Titanium is a grey metal, which is very corrosion resistant in the massive state. It is used in jewelry for this purpose. It also is used in metal alloys, because of its relatively low specific weight, combined with the constructional strength.

When the metal is finely powdered, then it becomes more reactive. Once the fine powder is ignited, it can continue burning with a brilliant flame. For this reason, titanium metal sometimes is used in pyrotechnic mixtures.

For the home chemist, powdered titanium is quite an interesting compound, not only because of pyrotechnic applications.
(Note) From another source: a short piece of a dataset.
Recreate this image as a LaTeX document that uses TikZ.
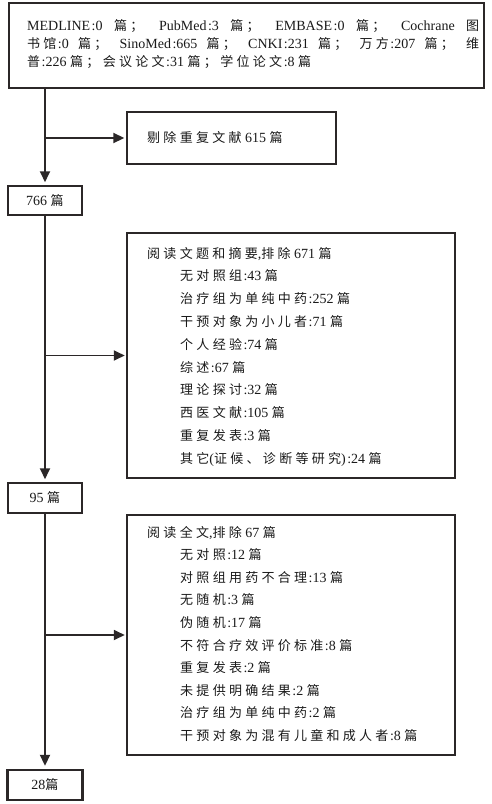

It can be used to explore the interesting and remarkable aqueous chemistry of titanium.

Powdered titanium can be obtained from chemical supply houses and from pyrotechnic supply houses. Sometimes it also is available on eBay.

Titanium can have the +2, +3 and +4 oxidation state in its compounds. The +2 oxidation state can only exist with rigorous exclusion of air and moisture. With water, a compound with titanium in its +2 oxidation state, quickly reacts, forming hydrogen and a compound of titanium in its +3 oxidation state. For the home chemist, only oxidation states +3 and +4 are accessible.

Compounds of titanium are hard to obtain for the general public. If one wants to perform experiments with titanium, then the metal should be used as a starting point. The only compound available to the general public without too much difficulty is calcined titanium dioxide, TiO2, also called rutile. This is available from ceramics and pottery suppliers. Calcined titanium dioxide is a white powder, which is remarkably inert. It is almost impossible for the home chemist to dissolve some rutile and getting soluble titanium compounds with this. Even concentrated hot acids and alkalies are not capable of dissolving this solid at an acceptable rate. Because of its inertness, rutile is not interesting for the home chemist.

When the metal is available, then titanium in its +3 oxidation state can be produced by dissolving the metal in concentrated hydrochloric acid. This reaction proceeds very slowly, but in a day or two, a sufficient amount of titanium is dissolved for performing interesting experiments. A nice experiment, showing the formation of a peroxo-complex of titanium is given here.

Titanium in its +3 oxidation state has beautiful deep violet/indigo color at high concentration, it has a violet color at lower concentration. It is a fairly strong reductor. In acidic environments it is easily oxidized to a colorless species with titanium in the +4 oxidation state. This colorless species is not plain hydrated Ti 4+, but either hydrated TiO2+ or Ti(OH)22+.

Titanium in its +4 oxidation state is very sensitive to hydrolysis. Only when a solution, containing titanium in its +4 oxidation state, is kept really acidic, then it remains clear. Otherwise a white precipitate of hydrous TiO2 is formed. On acidification this precipitate dissolves again. However, when the precipitate is allowed to stand, then it slowly 'ages' making it much more inert, just like the commercially available rutile. When a freshly prepared precipitate of hydrous titanium dioxide is put in an alkaline solution, then it redissolves, forming titanate (IV) anions. Hence, titanium in its +4 oxidation state can be regarded amphoteric.